The Securities and Exchange Commission said Wednesday publicly-listed companies will be required to submit an annual sustainability report starting 2020.
Under the sustainability reporting guidelines issued by the corporate regulator, listed companies should report non-financial and sustainability issues like environmental, social and governance aspects of their businesses.
The SEC said the first sustainability report should be attached to the 2019 annual report of listed companies to be submitted in 2020.
It said the non-attachment of the sustainability report to the annual report would be subject to a penalty for an incomplete annual report.
The guidelines will be adopted on a “comply or explain” approach for the first three years of implementation.
This means that while companies would be required to attach the template to their annual reports, they could provide an explanation for items where they still have no available data on.

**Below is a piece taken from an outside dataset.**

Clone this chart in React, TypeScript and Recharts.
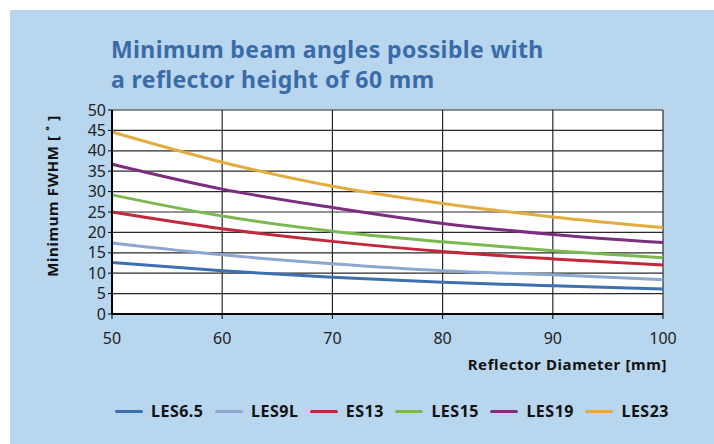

It said that for companies that already have sustainability reports in accordance with the recognized frameworks and standards, their reports will be considered as their compliance with the reporting template.

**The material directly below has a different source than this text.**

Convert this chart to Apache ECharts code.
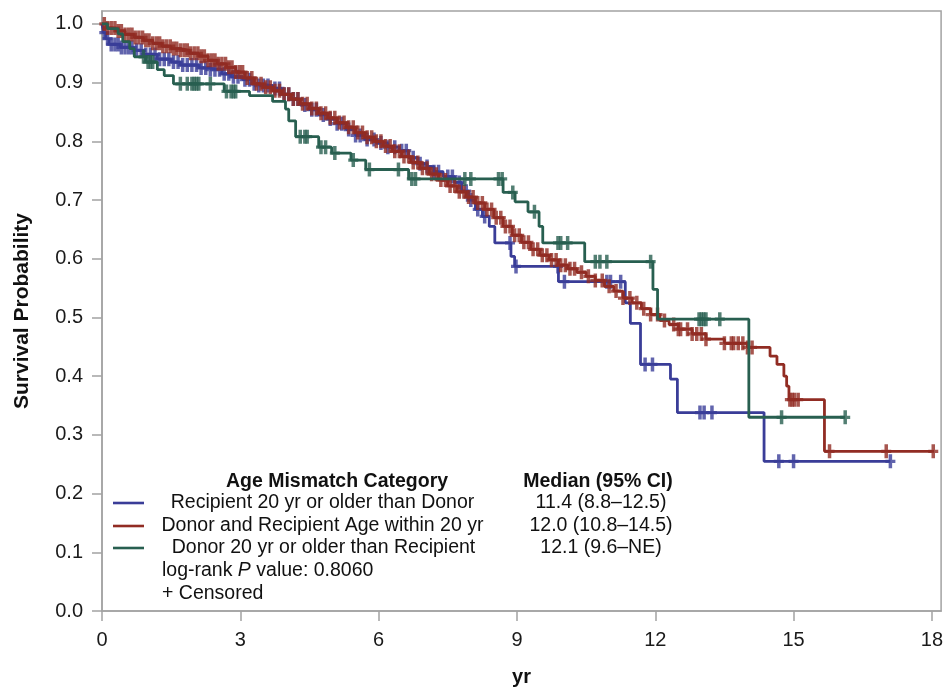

The SEC said an increased focus was placed on companies to provide greater disclosure and transparency not only on financial matters but also on non-financial and sustainability issues.

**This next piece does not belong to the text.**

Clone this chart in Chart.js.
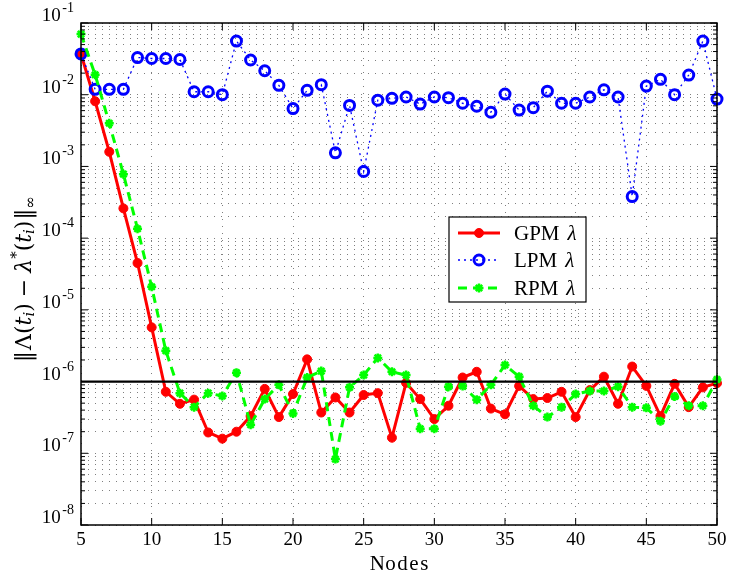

“Companies’ stakeholders now give a greater attention to how businesses impact the economy, environment and society and the way corporations respond to sustainability challenges, in addition to financial challenges, determines their long-term viability and competitiveness. Consequently, sustainability reporting has emerged as a common practice for companies globally,” it said.
The SEC said while 93 percent of the world’s largest 250 companies and 75 percent of the top 100 companies in 49 countries were reporting on sustainability, less than 22 percent of publicly-listed companies in the Philippines had published a report on sustainability impacts and performances
It said sustainability reporting would allow companies to know and better understand their sustainability risks and opportunities which would, in turn, lead to a more effective assessment and management of said risks and opportunities.
The SEC also encouraged companies to assess, and if necessary, update their visions, strategies and business plans to ensure that sustainability is embedded in their organizations. It gives companies the opportunity to determine the necessary changes in their vision, strategies and performance goals/targets for more sustainable operations, it said.
Having a sustainability report improves the company’s image and builds trust and respect for the company and could also attract institutional investors who are now looking at looking to invest in companies that adhere to good environment and social governance standards, the SEC said.